Mini tour israeliano per Matteo Renzi. Il presidente del Consiglio si è recato ieri all’università di Tel Aviv dove è intervenuto a un convegno su innovazione e crescita, per poi andare allo Yad Vashem – il Museo dell’Olocausto – e infine alla residenza del primo ministro israeliano, Benjamin Netanyahu, a Gerusalemme. Una serie di impegni che è proseguita anche oggi con un incontro col leader dell’opposizione Isaac Herzog, con il presidente dello Stato ebraico Reuven Rivlin e con un intervento alla Knesset, l’assemblea del Parlamento israeliano.

Quali le ragioni del viaggio?
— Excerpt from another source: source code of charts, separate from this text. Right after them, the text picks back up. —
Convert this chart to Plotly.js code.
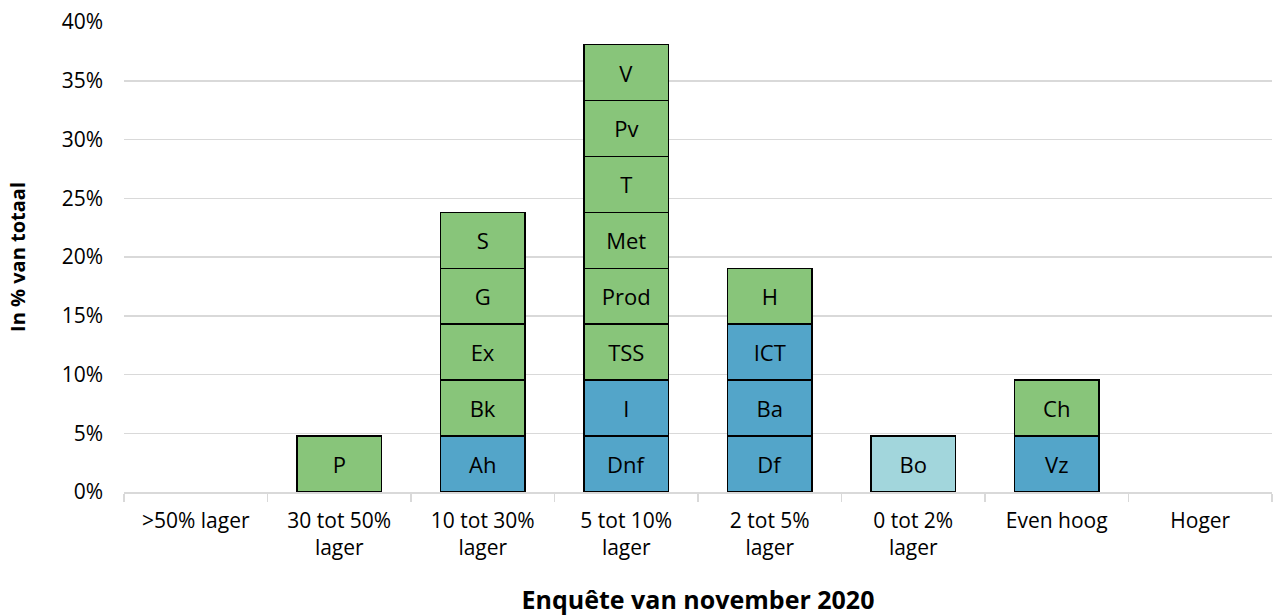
<!DOCTYPE html>
<html>
<head>
<meta charset="utf-8">
<script src="https://cdn.plot.ly/plotly-3.0.1.min.js"></script>
<style>html,body{margin:0;padding:0;background:#fff;}#chart{width:1276px;height:616px;}</style>
</head>
<body>
<div id="chart"></div>
<script>
// Categories (x axis)
const categories = [">50% lager", "30 tot 50%<br>lager", "10 tot 30%<br>lager", "5 tot 10%<br>lager",
  "2 tot 5%<br>lager", "0 tot 2%<br>lager", "Even hoog", "Hoger"];

// Segment labels per category, bottom to top
const segmentLabels = [
  [],
  ["P"],
  ["Ah", "Bk", "Ex", "G", "S"],
  ["Dnf", "I", "TSS", "Prod", "Met", "T", "Pv", "V"],
  ["Df", "Ba", "ICT", "H"],
  ["Bo"],
  ["Vz", "Ch"],
  []
];
// Segment group per category, bottom to top (g = green, b = blue, lb = light blue)
const segmentGroups = [
  [],
  ["g"],
  ["b", "g", "g", "g", "g"],
  ["b", "b", "g", "g", "g", "g", "g", "g"],
  ["b", "b", "b", "g"],
  ["lb"],
  ["b", "g"],
  []
];
// Share of each segment (% of total, one of 21 sectors)
const segmentValue = 4.76;

const groupColors = { g: "#88c57a", b: "#53a5c9", lb: "#a2d6dc" };

const maxLevels = Math.max(...segmentLabels.map(s => s.length));
const traces = [];
for (let lvl = 0; lvl < maxLevels; lvl++) {
  const y = [], text = [], colors = [];
  categories.forEach((c, i) => {
    if (lvl < segmentLabels[i].length) {
      y.push(segmentValue);
      text.push(segmentLabels[i][lvl]);
      colors.push(groupColors[segmentGroups[i][lvl]]);
    } else {
      y.push(null);
      text.push("");
      colors.push("rgba(0,0,0,0)");
    }
  });
  traces.push({
    type: "bar",
    x: categories,
    y: y,
    text: text,
    textposition: "inside",
    insidetextanchor: "middle",
    textangle: 0,
    constraintext: "none",
    textfont: { family: "Open Sans, sans-serif", size: 22, color: "#000" },
    marker: { color: colors, line: { color: "#000", width: 1.5 } },
    hoverinfo: "skip",
    showlegend: false
  });
}

const layout = {
  width: 1276,
  height: 616,
  margin: { l: 124, r: 4, t: 22, b: 124 },
  barmode: "stack",
  bargap: 0.41,
  paper_bgcolor: "#fff",
  plot_bgcolor: "#fff",
  font: { family: "Open Sans, sans-serif", color: "#000" },
  xaxis: {
    type: "category",
    showgrid: false,
    showline: true,
    linecolor: "#d9d9d9",
    linewidth: 1.5,
    ticks: "outside",
    tickson: "boundaries",
    ticklen: 8,
    tickcolor: "#d9d9d9",
    tickwidth: 1.5,
    ticklabelstandoff: 9,
    tickfont: { size: 21, color: "#000" },
    title: { text: "<b>Enquête van november 2020</b>", font: { size: 25, color: "#000" }, standoff: 32 }
  },
  yaxis: {
    range: [0, 40],
    dtick: 5,
    ticksuffix: "%",
    showgrid: true,
    gridcolor: "#d9d9d9",
    gridwidth: 1.5,
    zeroline: false,
    ticks: "",
    ticklabelstandoff: 20,
    tickfont: { size: 21, color: "#000" },
    title: { text: "<b>In % van totaal</b>", font: { size: 20, color: "#000" }, standoff: 30 }
  }
};

Plotly.newPlot("chart", traces, layout, { displayModeBar: false, staticPlot: true });
</script>
</body>
</html>
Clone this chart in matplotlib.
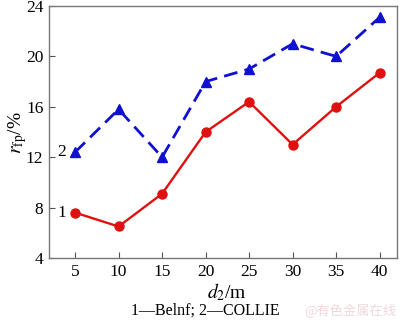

E quali i dossier discussi tra i due Paesi, in particolare dopo la valutazione positiva data dall’Italia dell’epilogo del negoziato nucleare con l’Iran?

Sono alcuni degli aspetti analizzati in una conversazione di Formiche.net con lo scrittore e accademico Emanuele Ottolenghi, senior fellow presso la Foundation for Defense of Democracies di Washington DC, già direttore del Transatlantic Institute di Bruxelles e docente di Storia d’Israele alla Oxford Centre for Hebrew and Jewish Studies.

Qual è lo scopo del viaggio del nostro presidente del Consiglio?

Da un lato ha l’obiettivo di cementare una continua crescita di scambi commerciali, di intelligence, di difesa e di alta tecnologia. Dall’altro fa parte di una lunga scia di viaggi che i leader dei Paesi occidentali faranno nelle prossime settimane in Israele per rassicurare il governo sugli effetti dell’accordo nucleare con l’Iran. Inoltre, è possibile che si sia anche discusso di come l’innovazione israeliana possa aiutare l’Italia ad affrontare alcuni problemi immediati e concreti, come la gestione dei flussi migratori che arrivano dal Nord Africa.

Cosa ha chiesto Netanyahu a Renzi?

Al di là di ciò che è emerso da dichiarazioni e dai ringraziamenti pubblici, come il riconoscimento della forte opposizione italiana all’antisemitismo, è probabile che abbia chiesto una posizione più amica da parte dell’Italia nei confronti di Israele nei consessi internazionali, come ad esempio l’Onu.

Come sono i rapporti tra i due Paesi?

Sono parecchio migliorati nel corso degli ultimi anni, li definirei molto buoni. Netanyahu li ha definiti speciali e c’è motivo di crederci.

Come si concilia tutto ciò con l’attenzione dimostrata dall’Italia nei confronti dell’Iran e del suo rientro nell’economia mondiale? I prossimi 4 e 5 agosto il ministro degli Esteri Paolo Gentiloni e quello dello Sviluppo economico Federica Guidi si recheranno a Teheran.

L’approccio italiano non è poi così differente da quello che di tutti gli altri grandi Paesi, come Regno Unito o Germania. Chiaramente gli Stati occidentali sono interessati a vendere i loro prodotti a un mercato vasto come quello iraniano. Il problema, semmai, è un altro.

Ovvero?

La grande incognita è nell’accordo in sé. L’Occidente si illude di aver risolto il problema e di essere in grado di vigilare, ma non è facile prevedere cosa accadrà tra 10 anni, quando l’Iran sarà ugualmente in grado di produrre una bomba, ma avrà come sostegno un’economia prospera, a differenza di quella di oggi. Non mi stupisce che le dichiarazioni divergenti tra Netanyahu e Renzi siano arrivate solo su questo tema, che Israele continua a considerare un “errore storico”.